Austrian financial company

The Austria Wirtschaftsservice Gesellschaft (aws) is an Austrian federal development and financing bank for the promotion and financing of companies. The bank provides around €1 billion (2008) in development aid, mainly as grants, loans and guarantees to finance projects in the value of almost €11 billion (2008). aws is focused on four different areas: Technology and innovation, equity and capital markets, promotion and financing as well as services for research and development management. In addition to these core activities it also administers the Austrian federal economic stimulus package of around €1 billion in 2009 and 2010. According to the OECD, Austria’s total official development assistance (ODA) (USD 1.9 billion) increased in 2022 due to an increase in in-donor refugee costs. It represented 0.39% of gross national income (GNI).

== History ==
The origins of this bank go back to four different public entities that merged in 2002 into aws: The BÜRGES Förderungsbank was founded in 1954 as a special bank for the support of small and mid-sized companies. In 1962, the ERP-Fonds (European Recovery Program) was set up based on the funds of the Marshall Plan to provide credit for economic development and innovation support. In 1969 the Finanzierungsgarantie Gesellschaft mbH was created in order to reduce the risk for project financing. The fourth organization, the Innovationsagentur, was founded in 1984 to support technology transfer.

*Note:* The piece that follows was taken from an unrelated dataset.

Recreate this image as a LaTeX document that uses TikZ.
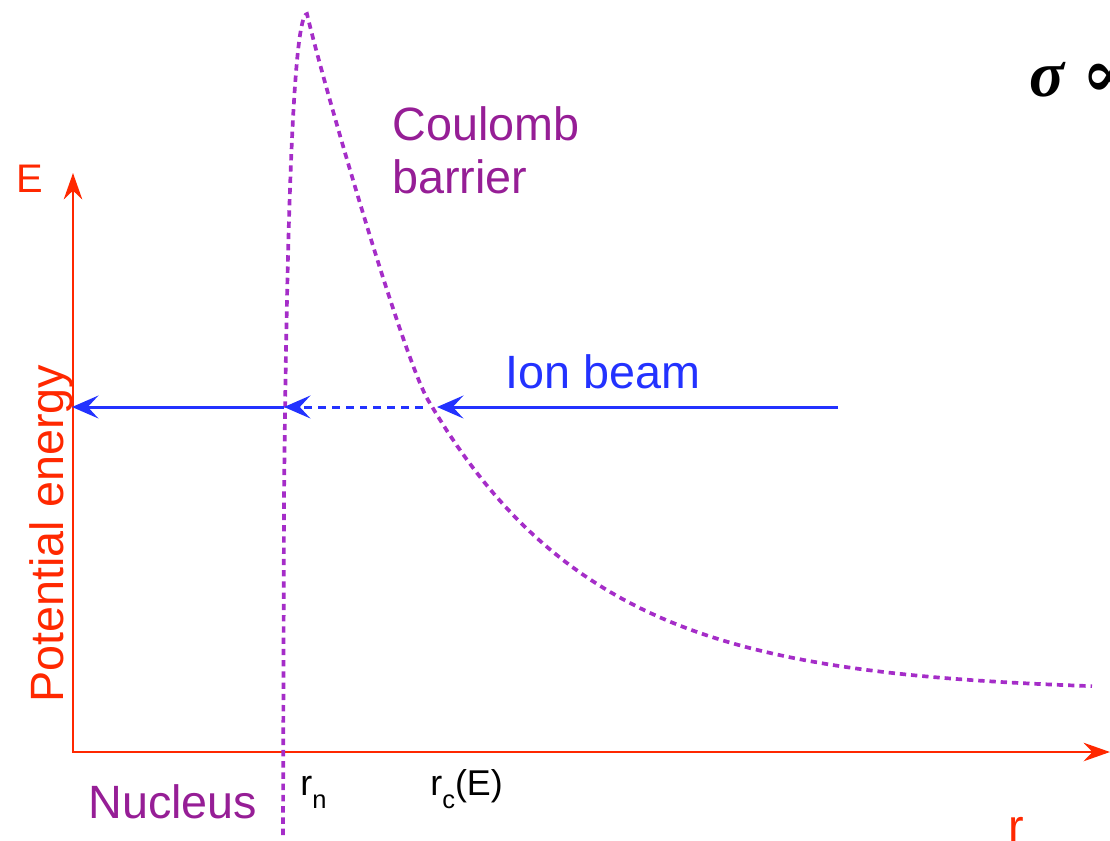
\documentclass[tikz,border=0pt]{standalone}
\usepackage{fontspec}
\setmainfont{Liberation Sans}
\newfontfamily\sigmafont{Liberation Serif}
\newfontfamily\propfont{DejaVu Serif}
\usetikzlibrary{arrows.meta}
\definecolor{axisred}{RGB}{255,40,0}
\definecolor{labpurple}{RGB}{150,30,150}
\definecolor{curvepurple}{RGB}{165,45,200}
\definecolor{beamblue}{RGB}{35,50,255}
\begin{document}
\begin{tikzpicture}[x=0.02cm,y=-0.02cm,
  axisline/.style={draw=axisred, line width=1.6pt, {Stealth[length=15pt,width=10.5pt,inset=5pt]}-{Stealth[length=15pt,width=10.5pt,inset=5pt]}},
  beam/.style={draw=beamblue, line width=1.7pt, -{Stealth[length=15pt,width=13pt,inset=6pt]}},
  beamdash/.style={beam, dash pattern=on 4.5pt off 3.4pt},
  barrier/.style={draw=curvepurple, line width=2.1pt, dash pattern=on 3.6pt off 2.8pt},
  txt/.style={inner sep=0pt, anchor=base west},
  big/.style={txt, font=\fontsize{26.6}{30}\selectfont},
  lab/.style={txt, font=\fontsize{20.4}{24}\selectfont}]
\useasboundingbox (0,0) rectangle (1110,840);
% axes
\coordinate (ytop) at (73,173);
\coordinate (origin) at (73,752);
\coordinate (xend) at (1110,752);
\draw[axisline] (ytop) -- (origin) -- (xend);
% Coulomb barrier
\coordinate (bbottom) at (283,835);
\coordinate (bleft) at (284,500);
\coordinate (peak) at (307,14);
\coordinate (rc) at (428,400);
\draw[barrier] (bbottom) -- (bleft) .. controls (287,200) and (294,14) .. (peak)
  .. controls (325,90) and (403,357) .. (rc)
  -- plot[domain=428:1092, samples=70] (\x, {692-292*exp(-(\x-428)/170)});
% ion beam
\coordinate (beamstart) at (838,407);
\coordinate (cross) at (437,407);
\coordinate (dashstart) at (423,407);
\coordinate (nuc) at (284,407);
\coordinate (axishit) at (72,407);
\draw[beam] (beamstart) -- (cross);
\draw[beamdash] (dashstart) -- (nuc);
\draw[beam] (nuc) -- (axishit);
% labels
\node[big, text=labpurple] (coul) at (392,140) {Coulomb};
\node[big, text=labpurple] (barr) at (392,193) {barrier};
\node[big, text=beamblue] (ion) at (505,388) {Ion beam};
\node[big, text=labpurple] (nucl) at (88,818) {Nucleus};
\node[big, text=axisred, rotate=90] (pe) at (63,703) {Potential energy};
\node[txt, font=\fontsize{22.7}{26}\selectfont, text=axisred] (E) at (16,192) {E};
\node[big, text=axisred] (r) at (1008,842) {r};
\node[lab] (rn) at (300,795) {r\raisebox{-0.38em}{\fontsize{14.5}{16}\selectfont n}};
\node[lab] (rcl) at (430,795) {r\raisebox{-0.38em}{\fontsize{14.5}{16}\selectfont c}(E)};
\node[txt, font=\fontsize{37}{42}\selectfont] (sig) at (1029,96) {{\sigmafont\bfseries\itshape σ}\hspace{0.28em}{\propfont\bfseries ∝}};
\end{tikzpicture}
\end{document}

== Programs and services ==
Austria Wirtschaftservice supports companies in Austria with grants, loans, guarantees and consulting services in the following areas:
- Promotion schemes for start-up companies.
- Support programs for the growth of established companies, with focus on regional growth, strengthening of competitiveness and job creation.
- Special financing schemes for innovation and technology commercialization, particularly in the deep technology fields IT and communication, green technology, life sciences (Life Science Austria - LISA) and physical sciences, as well as the creative industries (impulse):
  - PreSeed: Financing of preseed projects of up to €200,000 per project (Life Science, IT, Physical Sciences).
  - Seedfinancing: Financing of innovative start-ups of up to €800,000 per project (Life Science, IKT, Physical Sciences).
  - impulse XS, impulse XL, impulse LEAD: Financing schemes for start-ups in the creative industries of up to €300,000 per project.
  - Management auf Zeit (MAZ): Financing of external experts that temporarily provide start-ups with their know-how in finance, marketing or technology.
  - Competitions and awards: Complementary to these financing schemes, innovation stimulating competitions such as "Jugend Innovativ" and the international life science business plan competition Best of Biotech are organized.

== International cooperation ==
The aws cooperates closely with international financing institutions such as EBRD,
European Investment Bank, European Investment Fund, IFC and World Bank. It is member of AECM (European Mutual Guarantee Association), EDFI (European Development Finance Institutions) and NEFI (Network of European Financial Institutions for SME).